GT Voice: Will Raimondo’s visit inject more positive energy in economic ties?
Published: Aug 28, 2023 11:00 PM
China US Photo:VCG

China US Photo:VCG

All those who care about the prospects of China-US economic and trade relations are closely watching US Commerce Secretary Gina Raimondo's ongoing visit to China for clues as to whether her trip will inject more positive energy into the fraught relationship between China and the US, the world's two largest economies.

Raimondo is the fourth top US official to visit China in three months. Since she oversees the department primarily involved in the field of economics and trade, she is also seen as the one who is most likely to achieve tangible results with China on resolving economic and trade disputes and bringing bilateral economic ties back on track.

Both China and the US sent positive signals concerning China-US economic and trade exchanges before Raimondo's visit. For instance, Raimondo's visit to China was made "at the invitation of Chinese Minister of Commerce Wang Wentao."

After China lifted restrictions on group travel to the US and other countries, Raimondo issued a statement saying that restoring the US "as an approved destination for Chinese group travel is a significant win for the US travel and tourism industry and an important step forward to promote the type of people-to-people exchange that is crucial for our bilateral relationship."
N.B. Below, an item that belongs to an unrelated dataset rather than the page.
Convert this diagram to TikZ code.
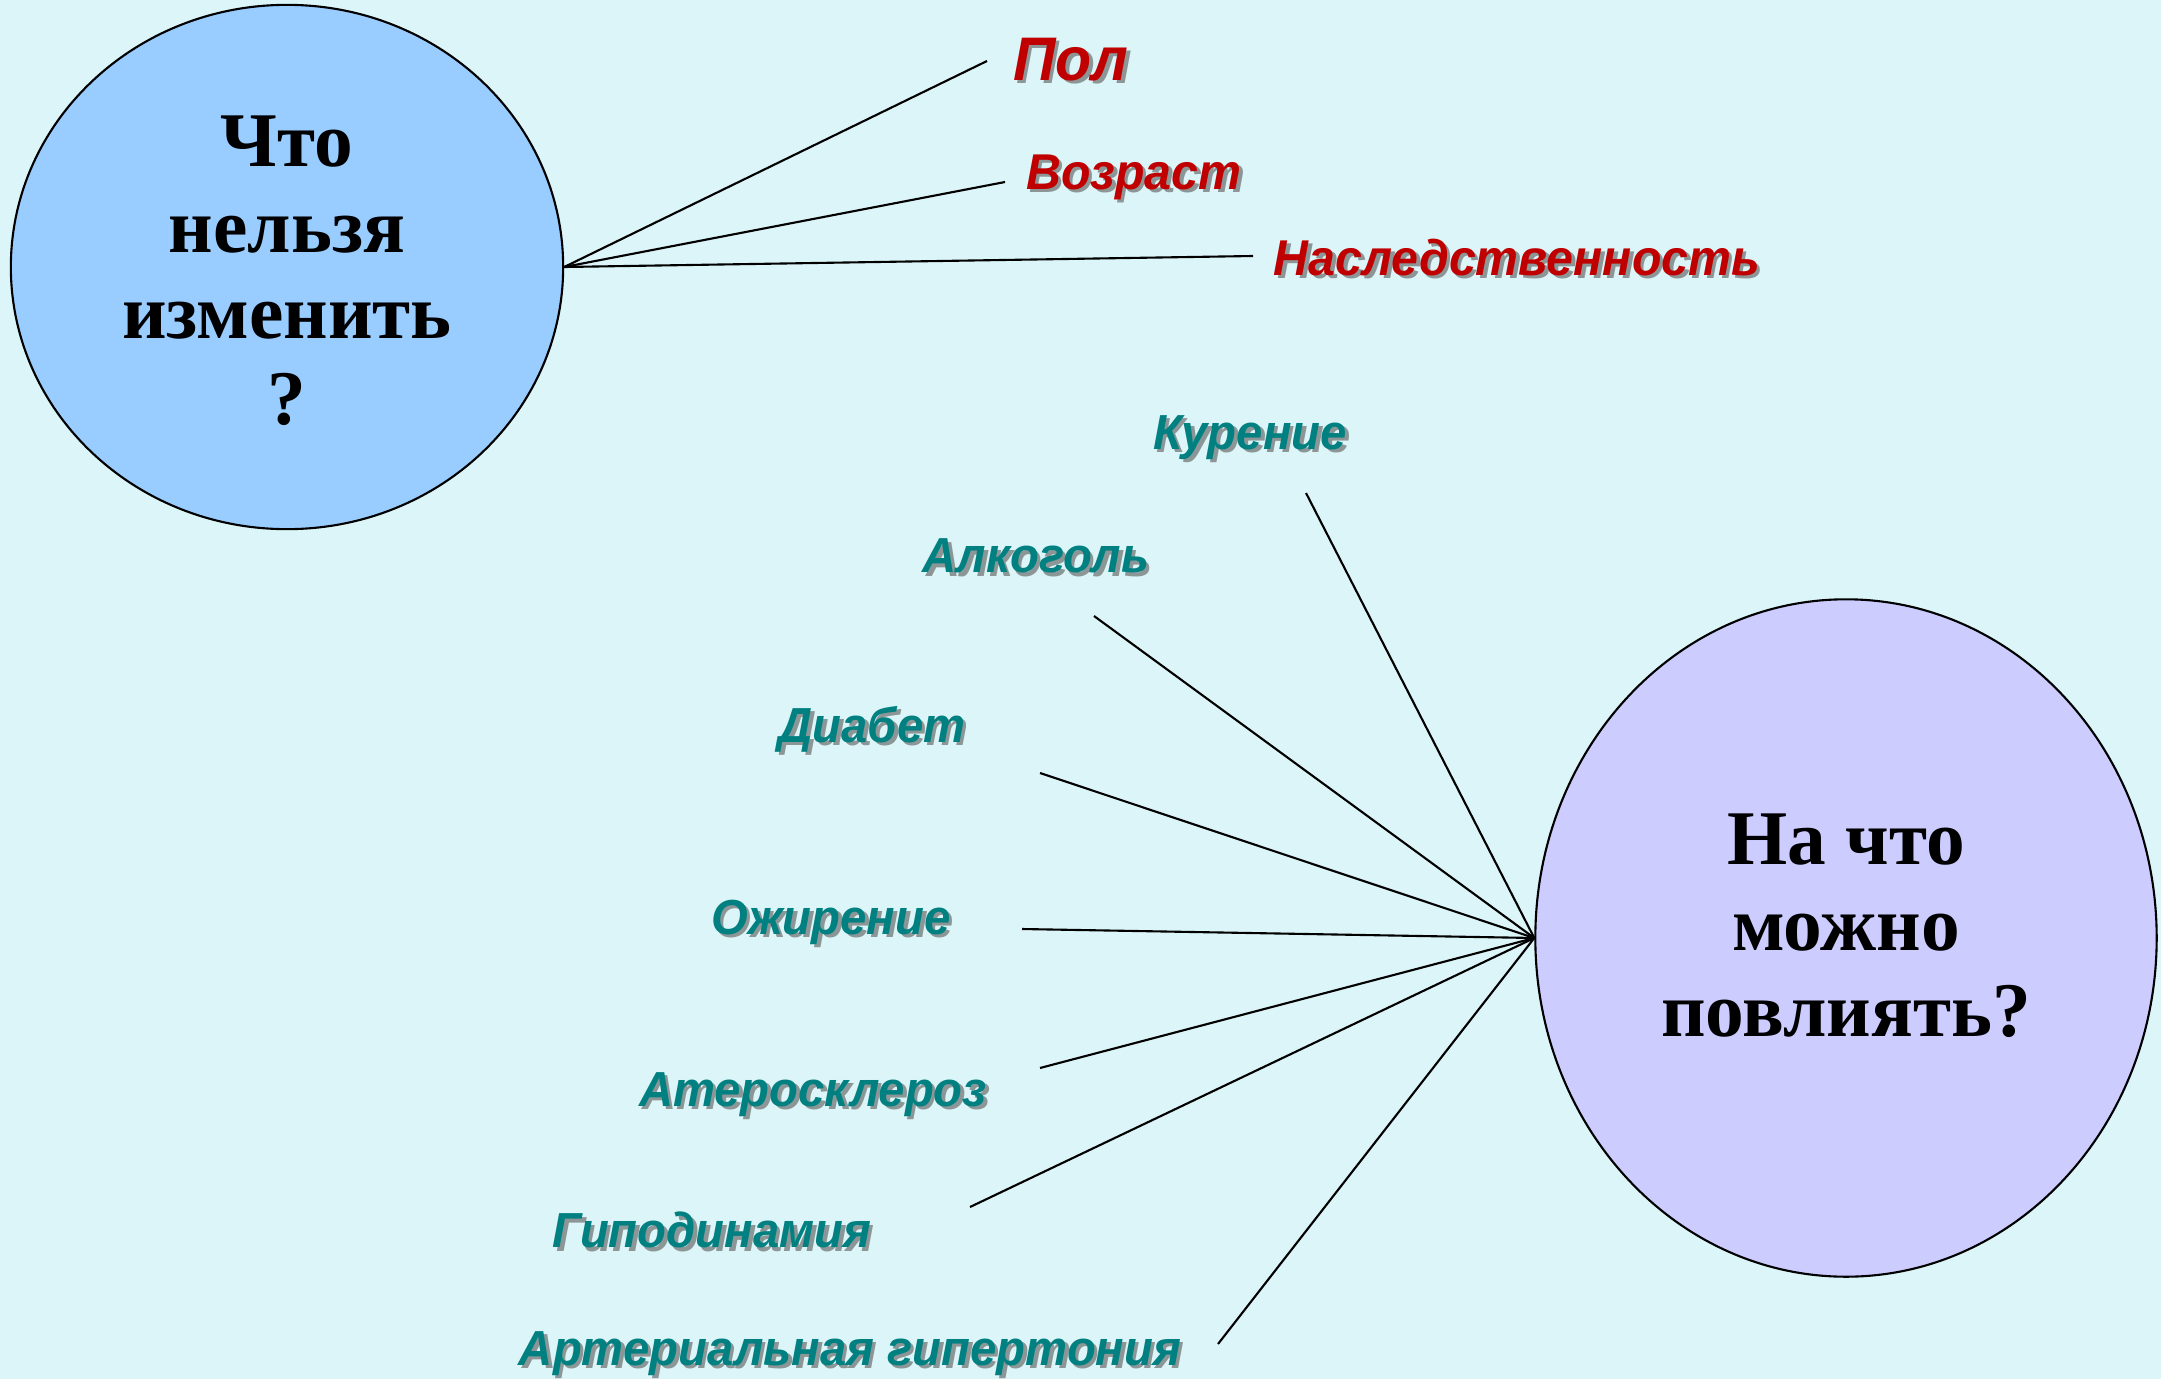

Also, Boeing is preparing to restart its delivery of 737 MAX jets to China for the first time in four years, perceived as a long-awaited breakthrough, according to US media reports. 

The Biden administration is seeking a six-month extension to a decades-old science and technology agreement with China, while the US Commerce Department's Bureau of Industry and Security announced that it will lift 27 Chinese entities from the so-called Unverified List just ahead of Raimondo's China visit.

These positive signs at least suggest one thing - if there is any hope of easing tensions between China and the US, bilateral economic and trade relations are the most obvious place for a breakthrough, which is why efforts to stabilize or improve bilateral economic ties have continued despite the overall chilly atmosphere of China-US relations.

Given the challenges facing the US economy, if Raimondo seizes the opportunity, her China trip could really become a source of fruitful exchanges and communications. For instance, removing tariffs on some Chinese products could ease the inflation pressures on the US economy, while indicating US sincerity about improving trade relations with China. 

US Federal Reserve chairman Jerome Powell has said the Fed will continue to raise interest rates "if appropriate" as inflation remains "too high." Also, virtually all studies of trade wars showed that there are no winners, which brought the US more losses than gains. 

In a recent open letter, Americans for Free Trade, which is comprised of about 170 trade groups, urged US Trade Representative Katherine Tai to address the forthcoming expiration of the Section 301 tariff exclusions.

Given the current atmosphere in the US toward China, we do not have much hope that a single visit could end the US launched trade war against China. Some in the US are constantly pushing for a "decoupling" from China and putting pressure on Chinese industries. There has been no shortage of voices in the US pressuring Raimondo, warning her not to be soft on China.

Under such circumstances, simply maintaining the positive momentum of bilateral economic and trade relations itself may face severe resistance.

But still we hope that the US side will cherish the positive changes that have taken place after the hard efforts by both sides. If Raimondo's visit can have some positive influence to promote mutual trust and find more common ground on addressing trade disputes, that would be enough as to its practical significance.